Au-delà de cet épisode des « gilets jaunes », qui ne couvre pas tout le spectre des relations entre la police et la population, notre pays mérite un débat serein sur la confiance que la police lui inspire et les moyens de l’améliorer. Les Français ont le droit d’être exigeants avec leur police. Ils ont le droit de s’interroger sur l’opportunité d’engager des unités peu habituées au maintien de l’ordre sur le terrain.

Avec mes collègues socialistes, nous avons hésité sur la position à adopter quant à cette initiative. Les prises de position successives et contradictoires d’anciens ministres, d’experts, de chercheurs sur le maintien de l’ordre, de journalistes, d’ONG, de policiers ou d’institutions internationales appellent à l’humilité : le sujet est complexe, nous le savons. L’exercice du maintien de l’ordre est un art délicat. L’exercice des fonctions de ministre de l’intérieur n’est pas davantage une sinécure dans un contexte social français actuel, qui n’est pas indifférent.

Des blessés dans les manifestations, il y en a dans tous les pays. Des blessures irréversibles, c’est plus rare ! Et c’est bien ce qui pose question avec les LBD ! Le docteur Laurent Thines, professeur de neurochirurgie au CHU de Besançon, a ainsi lancé une pétition pour un moratoire sur l’utilisation des armes sublétales, afin d’alerter « sur leur dangerosité extrême ». Rien ne justifierait de telles blessures irréversibles face à des casseurs ; rien ne justifierait de telles blessures face à de simples manifestants innocents. C’est sans doute ces blessures graves qui ont attiré l’attention d’organisations internationales.

Les demandes du Défenseur des droits, du Conseil de l’Europe et des Nations unies ne peuvent être balayées d’un simple revers de la main. On ne peut pas appeler à une renaissance de l’Europe, tout en se moquant d’une résolution du Parlement européen.

Face au déni qui semble caractériser l’exécutif sur ces questions de libertés publiques, nous avons décidé de tirer la sonnette d’alarme. C’est pourquoi nous voterons le texte de nos collègues communistes, quand bien même il présente des imperfections.
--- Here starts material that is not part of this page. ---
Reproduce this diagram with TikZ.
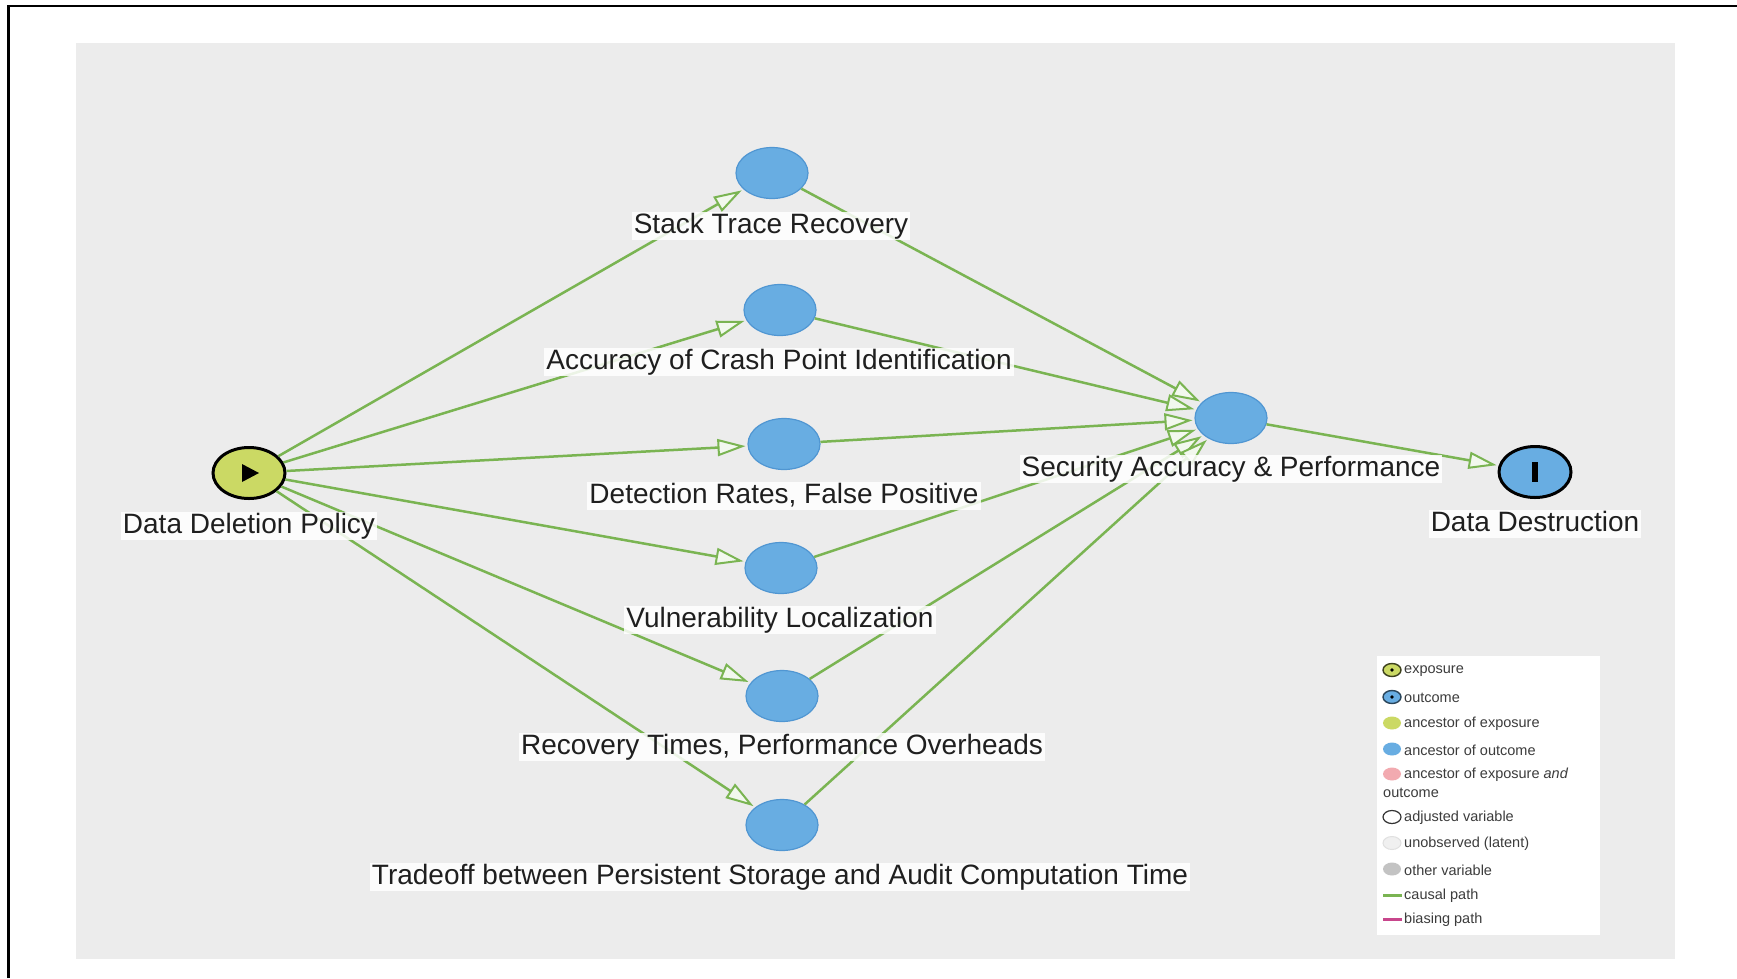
\documentclass[tikz,border=0pt]{standalone}
\usepackage{fontspec}
\setmainfont{Liberation Sans}
\usetikzlibrary{shapes.geometric,arrows.meta}

\definecolor{panel}{RGB}{236,236,236}
\definecolor{edgegreen}{RGB}{122,180,82}
\definecolor{ancout}{RGB}{104,173,226}
\definecolor{ancoutline}{RGB}{80,150,210}
\definecolor{expfill}{RGB}{203,217,100}
\definecolor{pinkfill}{RGB}{242,170,176}
\definecolor{latent}{RGB}{240,240,240}
\definecolor{othervar}{RGB}{195,195,195}
\definecolor{biasing}{RGB}{200,70,140}
\definecolor{legtext}{RGB}{60,60,60}

\begin{document}
\begin{tikzpicture}[x=1pt,y=-1pt,
  var/.style={ellipse, minimum width=72pt, minimum height=51pt, inner sep=0pt,
    fill=ancout, draw=ancoutline, line width=1.2pt},
  expo/.style={var, fill=expfill, draw=black, line width=3pt},
  outc/.style={var, draw=black, line width=3pt},
  lbl/.style={fill=white, fill opacity=0.85, text opacity=1, inner xsep=2pt,
    inner ysep=1pt, text height=20pt, text depth=6pt,
    font=\fontsize{28}{32}\selectfont, text=black!88},
  causal/.style={draw=edgegreen, line width=2.5pt, shorten >=2pt,
    -{Triangle[length=28pt, width=17pt, fill=white!90!edgegreen, line width=2pt]}},
  legicon/.style={ellipse, minimum width=18pt, minimum height=13pt, inner sep=0pt},
  legtxt/.style={anchor=west, inner sep=0pt, text=legtext,
    font=\fontsize{14.5}{16}\selectfont},
]
\useasboundingbox (0,0) rectangle (1737,978);

% page frame and canvas
\fill[white] (0,0) rectangle (1737,978);
\draw[black, line width=2.5pt] (8.3,978) -- (8.3,6) -- (1737,6);
\fill[panel] (76,43) rectangle (1675,959);

% variables
\node[expo] (ddp) at (249,473) {};
\fill[black] (ddp.center) ++(-7,-9) -- ++(0,18) -- ++(17,-9) -- cycle;
\node[var] (str) at (772,173) {};
\node[var] (acp) at (780,310) {};
\node[var] (det) at (784,444) {};
\node[var] (vul) at (781,568) {};
\node[var] (rec) at (782,696) {};
\node[var] (tra) at (782,825) {};
\node[var] (sec) at (1231,418) {};
\node[outc] (des) at (1535,472) {};
\fill[black] (1532,462) rectangle (1538,482);

% causal paths
\draw[causal] (ddp) -- (str);
\draw[causal] (ddp) -- (acp);
\draw[causal] (ddp) -- (det);
\draw[causal] (ddp) -- (vul);
\draw[causal] (ddp) -- (rec);
\draw[causal] (ddp) -- (tra);
\draw[causal] (str) -- (sec);
\draw[causal] (acp) -- (sec);
\draw[causal] (det) -- (sec);
\draw[causal] (vul) -- (sec);
\draw[causal] (rec) -- (sec);
\draw[causal] (tra) -- (sec);
\draw[causal] (sec) -- (des);

% variable names
\node[lbl] (ddp-l) at (249,526) {Data Deletion Policy};
\node[lbl] (str-l) at (771,226) {Stack Trace Recovery};
\node[lbl] (acp-l) at (779,362) {Accuracy of Crash Point Identification};
\node[lbl] (det-l) at (784,496) {Detection Rates, False Positive};
\node[lbl] (vul-l) at (780,620) {Vulnerability Localization};
\node[lbl] (rec-l) at (782,747) {Recovery Times, Performance Overheads};
\node[lbl] (tra-l) at (780,877) {Tradeoff between Persistent Storage and Audit Computation Time};
\node[lbl] (sec-l) at (1231,469) {Security Accuracy \& Performance};
\node[lbl] (des-l) at (1535,524) {Data Destruction};

% legend
\node[draw=none, fill=white, minimum width=223pt, minimum height=279pt,
  inner sep=0pt, anchor=north west] (legend) at (1377,656) {};

\node[legicon, fill=expfill, draw=black!70!expfill, line width=1.4pt] (lg-exp) at (1392,670) {};
\fill[black] (lg-exp.center) circle (1.8pt);
\node[legtxt] (lg-exp-t) at (1404,671) {exposure};

\node[legicon, fill=ancout, draw=black!60!ancout, line width=1.4pt] (lg-out) at (1392,697) {};
\fill[black] (lg-out.center) circle (1.8pt);
\node[legtxt] (lg-out-t) at (1404,698) {outcome};

\node[legicon, fill=expfill] (lg-ae) at (1392,723) {};
\node[legtxt] (lg-ae-t) at (1404,724) {ancestor of exposure};

\node[legicon, fill=ancout] (lg-ao) at (1392,749) {};
\node[legtxt] (lg-ao-t) at (1404,750) {ancestor of outcome};

\node[legicon, fill=pinkfill] (lg-ab) at (1392,774) {};
\node[legtxt] (lg-ab-t) at (1404,775) {ancestor of exposure \textit{and}};
\node[legtxt] (lg-ab-t2) at (1383,793) {outcome};

\node[legicon, fill=white, draw=black!80, line width=1.2pt] (lg-adj) at (1392,817) {};
\node[legtxt] (lg-adj-t) at (1404,818) {adjusted variable};

\node[legicon, fill=latent, draw=black!12, line width=1pt] (lg-lat) at (1392,843) {};
\node[legtxt] (lg-lat-t) at (1404,844) {unobserved (latent)};

\node[legicon, fill=othervar] (lg-oth) at (1392,869) {};
\node[legtxt] (lg-oth-t) at (1404,870) {other variable};

\coordinate (lg-c1) at (1383,895);
\coordinate (lg-c2) at (1402,895);
\draw[edgegreen, line width=3pt] (lg-c1) -- (lg-c2);
\node[legtxt] (lg-cau-t) at (1404,896) {causal path};

\coordinate (lg-b1) at (1383,919);
\coordinate (lg-b2) at (1402,919);
\draw[biasing, line width=3pt] (lg-b1) -- (lg-b2);
\node[legtxt] (lg-bia-t) at (1404,920) {biasing path};
\end{tikzpicture}
\end{document}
C’est pour nous un moyen d’appeler au débat sur la formation des forces de l’ordre, leur doctrine d’emploi, l’accent à mettre sur la recherche d’alternatives aux LBD. Après les manifestations contre la loi El Khomri, une commission d’enquête à l’Assemblée nationale avait également évoqué cette piste indispensable, cherchant par exemple des solutions du côté de systèmes lumineux produisant un éblouissement non vulnérant, ou de systèmes sonores diffusant des messages ou utilisant des fréquences provoquant un inconfort.

Derrière l’usage des LBD, et leur incontestable et insupportable dangerosité, nous ne pourrons pas éviter plus longtemps le débat crucial sur les moyens et la doctrine d’emploi de nos forces de l’ordre.

Oui, les policiers doivent avoir les moyens de se protéger ! Oui, il faut condamner les violences des extrémistes et des casseurs ! Mais non, cela ne peut suffire à accepter des dommages collatéraux ! Les journalistes et manifestants pacifiques qui ont essuyé des tirs de LBD ne le comprendraient pas. Surtout, cela nuirait à terme à la fois à la bonne image et au respect qui sont dus à nos forces de police. (Applaudissements sur les travées du groupe socialiste et républicain et du groupe communiste républicain citoyen et écologiste.)